The need for a full-tested preprocessing tool is strong in the research community of FFDM analysis, especially as texture radiomics and deep-learning approaches have entered into the field. As a matter of fact, important issues with deep models for pectoral removal are the robustness of the methods and the training phase. Before the advent of deep learning, feature-based methods dominated the field [34,35,36,37]. The robustness of these kinds of systems remains to be improved as variations in the images could lead to wrong removal. In this sense, the advantage of deep-learning-based methods is such that the robustness has been drastically enhanced [30,31,32, 38,39,40,41,42,43]. However, deep-learning approach requires a very large number of images to be properly trained. Therefore, their development still remains problematic due to the lack of large FFDM databases properly manually annotated, as mentioned above. On the contrary, although not based on deep-learning approach, the two packages analyzed have been proven to be robust against various situations and turned out to be suitable for pectoral muscle removal.

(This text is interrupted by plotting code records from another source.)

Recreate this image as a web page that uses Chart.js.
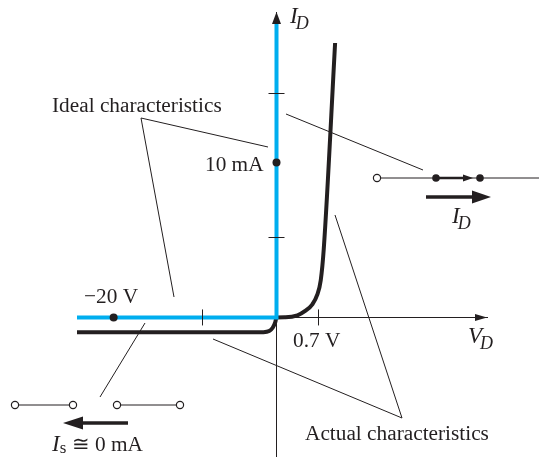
<!DOCTYPE html>
<html>
<head>
<meta charset="utf-8">
<style>
  html, body { margin: 0; padding: 0; background: #fff; }
  #wrap { width: 539px; height: 457px; }
</style>
<script src="https://cdn.jsdelivr.net/npm/chart.js@4/dist/chart.umd.min.js"></script>
</head>
<body>
<div id="wrap"><canvas id="chart1" width="539" height="457"></canvas></div>
<script>
// curves, volts / mA
const ideal_v = [-24.5, 0, 0];
const ideal_i = [0, 0, 19];
const actual_v = [-24.5, -1.6, -0.9, -0.45, -0.15, 0, 0.15, 0.35, 0.48, 0.6, 0.68, 0.74, 0.79, 0.98];
const actual_i = [-0.95, -0.95, -0.88, -0.65, -0.3, 0, 0.02, 0.14, 0.42, 0.85, 1.45, 2.4, 4.4, 17.7];
const marked_v = [-20, 0];
const marked_i = [0, 10];

const tick_v = [-9.2, 0.7];
const tick_i = [5.16, 14.45];

// axis limits, the two sides of V_D are not drawn to the same scale
const v_min = -24.5, v_max = 3.52, v_split = 199.5 / 410;
const i_min = -9, i_max = 19.7;

const ink = '#231f20';
const blue = '#00aeef';

// side sketches are placed on a plain page grid (px/py axes), not on V/I
const leader_lines = [
  [[268, 147], [141, 118], [174, 297]],
  [[286, 114], [423, 170]],
  [[213, 339], [402, 418], [335, 215]],
  [[145, 323], [100, 397]],
  [[15, 405], [73, 405]],
  [[117, 405], [180, 405]],
  [[377, 178], [539, 178]]
];
const open_circles = [[15, 405], [73, 405], [117, 405], [180, 405], [377, 178]];
const solid_dots = [[436, 178], [480, 178]];
const arrows = [
  { from: [128, 423], to: [63, 423], head: 20, half: 6.5, width: 3.5 },
  { from: [426, 197], to: [491, 197], head: 19, half: 6.5, width: 3.5 },
  { from: [436, 178], to: [473, 178], head: 10, half: 3.5, width: 2.5 },
  { from: [276.5, 24], to: [276.5, 12], head: 12, half: 4.5, width: 1 },
  { from: [478, 317.5], to: [487, 317.5], head: 12, half: 3.5, width: 1 }
];
const labels = [
  { x: 52, y: 112, parts: [['Ideal characteristics', 'r']] },
  { x: 205, y: 171, parts: [['10 mA', 'r']] },
  { x: 84, y: 303, parts: [['\u221220 V', 'r']] },
  { x: 293, y: 347, parts: [['0.7 V', 'r']] },
  { x: 305, y: 440, parts: [['Actual characteristics', 'r']] },
  { x: 290, y: 23, parts: [['I', 'i'], ['D', 'sub']] },
  { x: 468, y: 343, parts: [['V', 'i'], ['D', 'sub']] },
  { x: 452, y: 223, parts: [['I', 'i'], ['D', 'sub']] },
  { x: 52, y: 451, parts: [['I', 'i'], ['s', 'subr'], [' \u2245 0 mA', 'r']] }
];

const toPoints = (xs, ys) => xs.map((x, k) => ({ x: x, y: ys[k] }));
const toPage = pts => pts.map(p => ({ x: p[0], y: p[1] }));

// linear scale with a different px/V on each side of the origin
class DiodeScale extends Chart.LinearScale {
  getPixelForValue(value) {
    const f = value < 0 ? v_split * (1 - value / v_min) : v_split + (1 - v_split) * value / v_max;
    return this.left + this.width * f;
  }
}
DiodeScale.id = 'diode';
DiodeScale.defaults = Chart.LinearScale.defaults;
Chart.register(DiodeScale);

const sketch = {
  id: 'sketch',
  afterDraw(chart) {
    const c = chart.ctx, px = chart.scales.px, py = chart.scales.py;
    const sx = chart.scales.x, sy = chart.scales.y;
    c.save();
    c.strokeStyle = ink;
    c.fillStyle = ink;

    // axis tick marks cross the axis
    c.lineWidth = 1;
    tick_v.forEach(v => {
      const x = Math.round(sx.getPixelForValue(v)) + 0.5, y = sy.getPixelForValue(0);
      c.beginPath(); c.moveTo(x, y - 8); c.lineTo(x, y + 8); c.stroke();
    });
    tick_i.forEach(i => {
      const x = sx.getPixelForValue(0), y = Math.round(sy.getPixelForValue(i)) + 0.5;
      c.beginPath(); c.moveTo(x - 8, y); c.lineTo(x + 8, y); c.stroke();
    });

    arrows.forEach(a => {
      const x0 = px.getPixelForValue(a.from[0]), y0 = py.getPixelForValue(a.from[1]);
      const x1 = px.getPixelForValue(a.to[0]), y1 = py.getPixelForValue(a.to[1]);
      const ang = Math.atan2(y1 - y0, x1 - x0);
      c.save();
      c.translate(x1, y1);
      c.rotate(ang);
      const len = Math.hypot(x1 - x0, y1 - y0);
      c.lineWidth = a.width;
      c.beginPath(); c.moveTo(-len, 0); c.lineTo(-a.head + 1, 0); c.stroke();
      c.beginPath(); c.moveTo(0, 0); c.lineTo(-a.head, -a.half); c.lineTo(-a.head, a.half); c.closePath(); c.fill();
      c.restore();
    });

    // chart.js skips points outside the chart area, so these go here
    c.lineWidth = 1.2;
    c.fillStyle = '#fff';
    open_circles.forEach(p => {
      c.beginPath();
      c.arc(px.getPixelForValue(p[0]), py.getPixelForValue(p[1]), 3.6, 0, Math.PI * 2);
      c.fill();
      c.stroke();
    });
    c.fillStyle = ink;

    c.textBaseline = 'alphabetic';
    c.textAlign = 'left';
    labels.forEach(l => {
      let x = px.getPixelForValue(l.x);
      const y = py.getPixelForValue(l.y);
      l.parts.forEach(p => {
        const kind = p[1];
        let dy = 0;
        if (kind === 'r') c.font = '21.3px "Liberation Serif"';
        if (kind === 'i') c.font = 'italic 23px "Liberation Serif"';
        if (kind === 'sub') { c.font = 'italic 18px "Liberation Serif"'; dy = 6; x -= 2; }
        if (kind === 'subr') { c.font = '17px "Liberation Serif"'; dy = 2; }
        c.fillText(p[0], x, y + dy);
        x += c.measureText(p[0]).width;
      });
    });
    c.restore();
  }
};

const pageSet = (data, extra) => Object.assign({
  data: toPage(data),
  xAxisID: 'px',
  yAxisID: 'py',
  borderColor: ink,
  borderWidth: 1,
  pointRadius: 0,
  clip: false,
  order: 3
}, extra);

const datasets = [
  {
    label: 'Actual characteristics',
    data: toPoints(actual_v, actual_i),
    borderColor: ink,
    borderWidth: 4,
    pointRadius: 0,
    cubicInterpolationMode: 'monotone',
    order: 2
  },
  {
    label: 'Ideal characteristics',
    data: toPoints(ideal_v, ideal_i),
    borderColor: blue,
    borderWidth: 4,
    borderJoinStyle: 'miter',
    pointRadius: 0,
    order: 1
  },
  {
    label: 'Marked points',
    data: toPoints(marked_v, marked_i),
    showLine: false,
    pointRadius: 4,
    pointBackgroundColor: ink,
    pointBorderWidth: 0,
    order: 0
  }
];
leader_lines.forEach(l => datasets.push(pageSet(l)));
datasets.push(pageSet(solid_dots, {
  showLine: false, pointRadius: 3.8, pointBackgroundColor: ink, pointBorderWidth: 0, order: 0
}));

const chart1 = new Chart(document.getElementById('chart1'), {
  type: 'line',
  data: { datasets: datasets },
  plugins: [sketch],
  options: {
    responsive: false,
    animation: false,
    layout: { autoPadding: false, padding: { left: 77, right: 52, top: 12, bottom: 0 } },
    plugins: { legend: { display: false }, tooltip: { enabled: false } },
    scales: {
      x: {
        type: 'diode',
        min: v_min,
        max: v_max,
        position: { y: 0 },
        grid: { display: false, drawTicks: false },
        ticks: { display: false },
        border: { display: true, color: ink, width: 1 }
      },
      y: {
        type: 'linear',
        min: i_min,
        max: i_max,
        position: { x: 0 },
        grid: { display: false, drawTicks: false },
        ticks: { display: false },
        border: { display: true, color: ink, width: 1 }
      },
      px: { type: 'linear', display: false, min: 77, max: 487 },
      py: { type: 'linear', display: false, min: 12, max: 457, reverse: true }
    }
  }
});
chart1;
</script>
</body>
</html>
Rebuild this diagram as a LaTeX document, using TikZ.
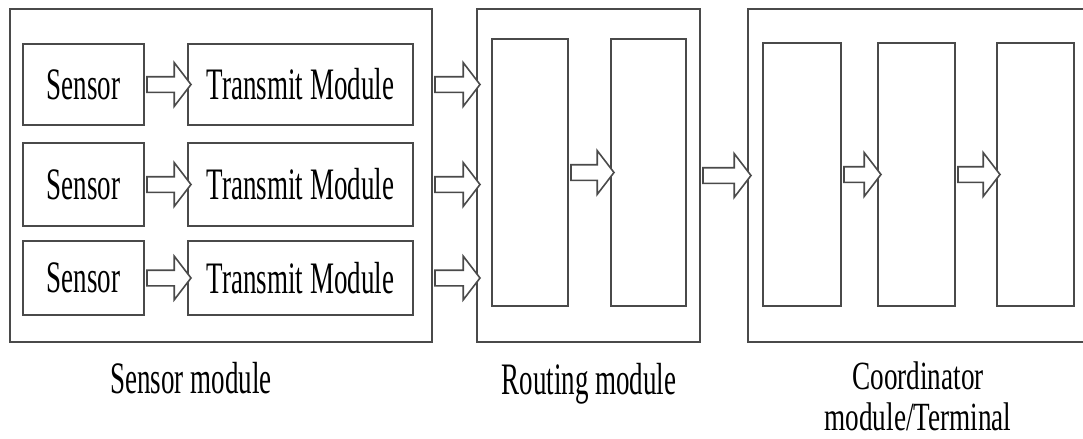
\documentclass[tikz,border=0pt]{standalone}
\usepackage{graphicx}
\usepackage{fontspec}
\setmainfont{Liberation Serif}
\usepackage{tikz}
\usetikzlibrary{shapes.arrows}
\usetikzlibrary{positioning}
\definecolor{linegray}{HTML}{4A4A4A}
\newcommand{\narrowtxt}[1]{\scalebox{0.6}[1]{#1}}
\newcommand{\widertxt}[1]{\scalebox{0.68}[1]{#1}}
\tikzset{blk/.style = {draw = linegray, line width = 0.9pt, fill = white, inner sep = 0}}
\tikzset{lbl/.style = {font = \fontsize{22.5}{19.5}\selectfont, align = center, inner sep = 0}}
\tikzset{harrow/.style = {single arrow, draw = linegray, line width = 0.8pt, fill = white,
    inner xsep = 0, inner ysep = 3.5pt, single arrow head extend = 7pt,
    single arrow tip angle = 105}}

\begin{document}
\begin{tikzpicture}[x = 0.5pt, y = -0.5pt]
      \useasboundingbox (0, 0) rectangle (1083, 439);
      % outer modules
      \node [blk, minimum width = 211pt, minimum height = 166.5pt] (sm) at (221, 175.5) {};
      \node [blk, minimum width = 111.5pt, minimum height = 166.5pt] (rm) at (588.5, 175.5) {};
      \node [blk, minimum width = 176pt, minimum height = 166.5pt] (cm) at (924, 175.5) {};
      % sensors and transmit modules
      \node [blk, lbl, minimum width = 60.5pt, minimum height = 40.5pt] (s1) at (83.5, 84.5) {\narrowtxt{Sensor}};
      \node [blk, lbl, minimum width = 60.5pt, minimum height = 41.5pt] (s2) at (83.5, 184.5) {\narrowtxt{Sensor}};
      \node [blk, lbl, minimum width = 60.5pt, minimum height = 37pt] (s3) at (83.5, 278) {\narrowtxt{Sensor}};
      \node [blk, lbl, minimum width = 112.5pt, minimum height = 40.5pt] (t1) at (300.5, 84.5) {\narrowtxt{Transmit Module}};
      \node [blk, lbl, minimum width = 112.5pt, minimum height = 41.5pt] (t2) at (300.5, 184.5) {\narrowtxt{Transmit Module}};
      \node [blk, lbl, minimum width = 112.5pt, minimum height = 37pt] (t3) at (300.5, 278) {\narrowtxt{Transmit Module}};
      % routing blocks
      \node [blk, minimum width = 38pt, minimum height = 133.5pt] (ra) at (530, 172.5) {};
      \node [blk, minimum width = 37.5pt, minimum height = 133.5pt] (rb) at (648.5, 172.5) {};
      % coordinator blocks
      \node [blk, minimum width = 39pt, minimum height = 131.5pt] (c1) at (802, 174.5) {};
      \node [blk, minimum width = 38.5pt, minimum height = 131.5pt] (c2) at (916.5, 174.5) {};
      \node [blk, minimum width = 38.5pt, minimum height = 131.5pt] (c3) at (1035.5, 174.5) {};
      % arrows
      \foreach \i in {1, 2, 3} {
        \path (s\i.east) -- (t\i.west) node [midway, harrow, minimum height = 22pt] {};
        \path (sm.east |- t\i.east) -- (rm.west |- t\i.west) node [midway, harrow, minimum height = 22.5pt] {};
      }
      \path (ra.east) -- (rb.west) node [midway, harrow, minimum height = 21.5pt] {};
      \path (rm.east) -- (cm.west) node [midway, harrow, minimum height = 24pt] {};
      \path (c1.east) -- (c2.west) node [midway, harrow, minimum height = 18.5pt] {};
      \path (c2.east) -- (c3.west) node [midway, harrow, minimum height = 21pt] {};
      % captions
      \node [lbl, anchor = base] (smlbl) at (191, 393) {\narrowtxt{Sensor module}};
      \node [lbl, anchor = base] (rmlbl) at (589, 394) {\narrowtxt{Routing module}};
      \node [lbl, font = \fontsize{20}{20.5}\selectfont] (cmlbl) at (918, 396) {\widertxt{Coordinator}\\\widertxt{module/Terminal}};
    \end{tikzpicture}
\end{document}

This study has several limitations. First, the simple size assessed. However, the sample size analyzed in this study was justified statistically. In fact, typical values for accuracy differences among different algorithms can be expected to be a few percentage points and the expected standard deviation is form 2 to 4 times the differences [2, 3]: this yields a standardized mean difference of 0.2. Applying standard power samples size computation [4] for paired test and considering a power of 80% and alpha level of 5%, a sample size of about 150 subjects can be considered adequate. Moreover, manual accurate free-hand delineation of the pectoral muscle is a very time-consuming task which puts a fundamental limit on the size of the database which can be analyzed in a limited frame of time. Second, the population is imbalanced considering that the prevalence of women had a breast density of B type; however, no statistically significant dependence of pectoral removal performance was found respect the breast density.

Conclusions

In summary, we compared the performance of pectoral muscle removal for the two Matlab packages LIBRA and OpenBreast on a single FFDM database with respect to manual delineation. Results indicated that both packages showed high values of agreement with manual segmentation. However, statistical tests suggest that, on average, LIBRA can achieve higher performance. Although this study has not a direct clinical application, our results are useful in the choice of packages for the development of complex systems for computer-aided breast evaluation.